The success of winning the competition aided owner Chapman Root to acquired several bottling franchises that formed the Associated Coca-Cola Bottlers in 1939. The growth of the company became the country's largest independent Coke bottler for the next 30 years. Growing beyond what I am sure that Chapman Root could have ever imagined when he first opened The Root Glass Company. The Root family relocated its operations to Daytona Beach in 1949 and sold its ownership interest to the Coca-Cola Company in 1982.
The pride in Coca-Cola bottle design from The Root Glass Company is still felt within the community of Terre Haute today. A historical marker on the corner of 3rd Street and East Voorhees in Terre Haute where the Root Glass Company once stood marks its location where the business once stood. Terre Haute continues to embrace and remember their town as the birthplace of the Coca-Cola bottle. Today 6' Bottle sculptures now dot the city's landscape with giant Coca-Cola Bottles sculptures.

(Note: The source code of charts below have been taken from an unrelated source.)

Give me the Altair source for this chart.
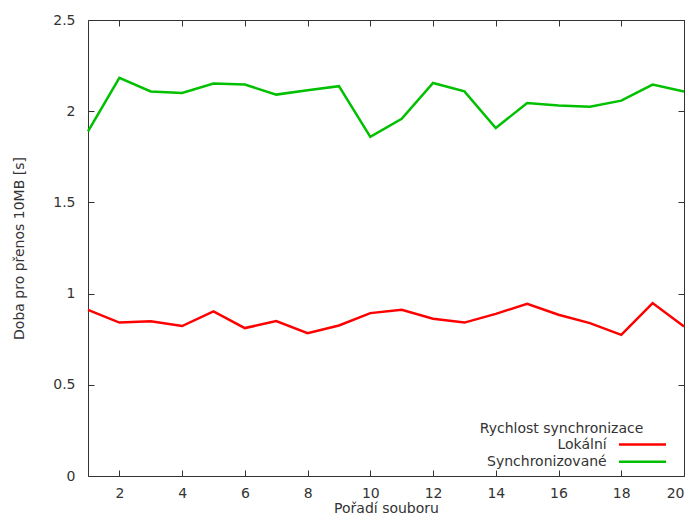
import altair as alt
import pandas as pd

poradi = list(range(1, 21))
lokalni = [0.911, 0.841, 0.849, 0.822, 0.902, 0.811, 0.849, 0.783, 0.825, 0.893,
           0.911, 0.862, 0.841, 0.889, 0.944, 0.884, 0.838, 0.774, 0.948, 0.820]
synchronizovane = [1.890, 2.183, 2.108, 2.100, 2.152, 2.146, 2.091, 2.115, 2.137, 1.859,
                   1.958, 2.155, 2.109, 1.908, 2.045, 2.031, 2.025, 2.058, 2.146, 2.108]
series_names = ["Lokální", "Synchronizované"]
series_colors = ["#ff0000", "#00c000"]
x_ticks = list(range(2, 21, 2))
y_ticks = [0, 0.5, 1, 1.5, 2, 2.5]
legend_title = "Rychlost synchronizace"
x_title = "Pořadí souboru"
y_title = "Doba pro přenos 10MB [s]"

df = pd.DataFrame({
    "poradi": poradi * 2,
    "doba": lokalni + synchronizovane,
    "serie": [series_names[0]] * len(poradi) + [series_names[1]] * len(poradi),
})

FONT = "DejaVu Sans"
FS = 14
TXT = "#333333"
x_scale = alt.Scale(domain=[1, 20], nice=False, zero=False)
y_scale = alt.Scale(domain=[0, 2.5], nice=False)
color_scale = alt.Scale(domain=series_names, range=series_colors)

lines = alt.Chart(df).mark_line(strokeWidth=2.5).encode(
    x=alt.X("poradi:Q", scale=x_scale,
            axis=alt.Axis(orient="bottom", values=x_ticks, title=x_title, offset=-6,
                          tickSize=6, labelPadding=10, titleBaseline="alphabetic",
                          titleY=42, domain=False, grid=False, format="d")),
    y=alt.Y("doba:Q", scale=y_scale,
            axis=alt.Axis(orient="left", values=y_ticks, format="~g", title=y_title,
                          offset=-6, tickSize=6, labelPadding=13, titlePadding=26,
                          domain=False, grid=False)),
    color=alt.Color("serie:N", scale=color_scale, legend=None),
)

mirror = alt.Chart(df).mark_line(strokeOpacity=0).encode(
    x=alt.X("poradi:Q", scale=x_scale,
            axis=alt.Axis(orient="top", values=x_ticks, labels=False, title="",
                          offset=-6, tickSize=6, domain=False, grid=False)),
    y=alt.Y("doba:Q", scale=y_scale,
            axis=alt.Axis(orient="right", values=y_ticks, labels=False, title="",
                          offset=-6, tickSize=6, domain=False, grid=False)),
)

leg_title = alt.Chart(pd.DataFrame({"t": [legend_title]})).mark_text(
    font=FONT, fontSize=FS, color=TXT, align="center", baseline="middle"
).encode(x=alt.value(473.5), y=alt.value(409), text="t:N")

leg_layers = []
for i, (name, col) in enumerate(zip(series_names, series_colors)):
    yy = 424.5 + i * 17.2
    d = pd.DataFrame({"label": [name]})
    leg_layers.append(
        alt.Chart(d).mark_text(font=FONT, fontSize=FS, color=TXT, align="right",
                               baseline="middle")
        .encode(x=alt.value(518.7), y=alt.value(yy), text="label:N"))
    leg_layers.append(
        alt.Chart(d).mark_rule(color=col, strokeWidth=2.5)
        .encode(x=alt.value(531), x2=alt.value(578), y=alt.value(yy)))

chart = alt.layer(lines, mirror, leg_title, *leg_layers).resolve_axis(
    x="independent", y="independent"
).properties(
    width=596, height=456,
    autosize=alt.AutoSizeParams(type="none"),
    padding={"left": 80, "top": 12, "right": 2, "bottom": 40},
).configure_view(
    stroke="#333333", strokeWidth=1
).configure_axis(
    labelFont=FONT, titleFont=FONT, labelFontSize=FS, titleFontSize=FS,
    labelColor=TXT, titleColor=TXT, titleFontWeight="normal", tickColor="#333333",
)

chart.save("out.html", embed_options={"renderer": "svg", "actions": False})
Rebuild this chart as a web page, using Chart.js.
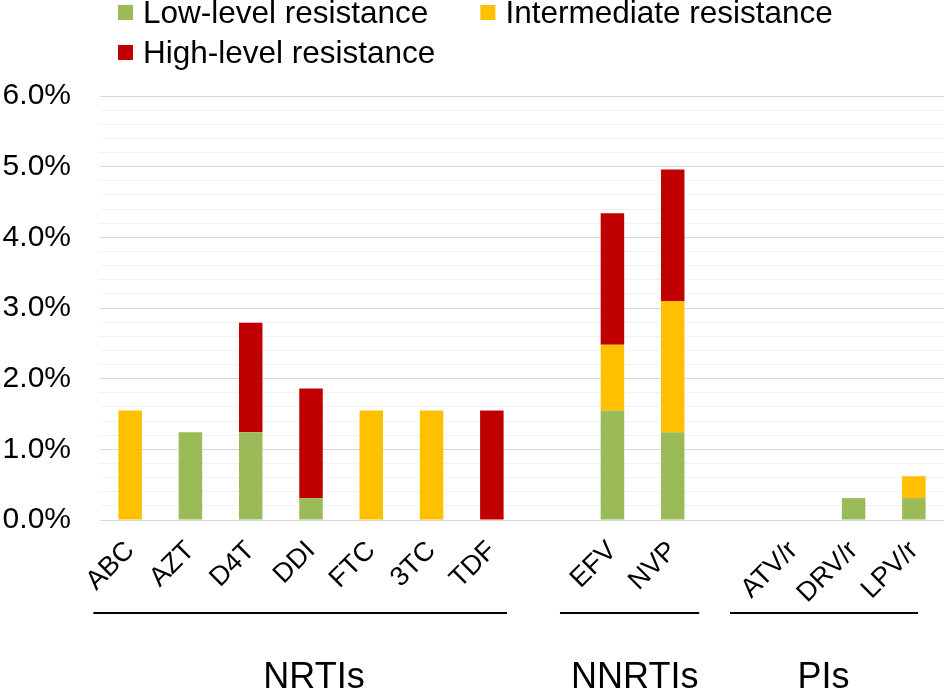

Within my family research, I have not placed any of my ancestors to working at The Root Glass Company they may have walked by the business or even knew people who worked for the company. I felt it is extremely cool that I can connect my ancestors' hometown to an event that took place in history. You never know what you might learn by simply learning about historical events that took place in your ancestors' communities.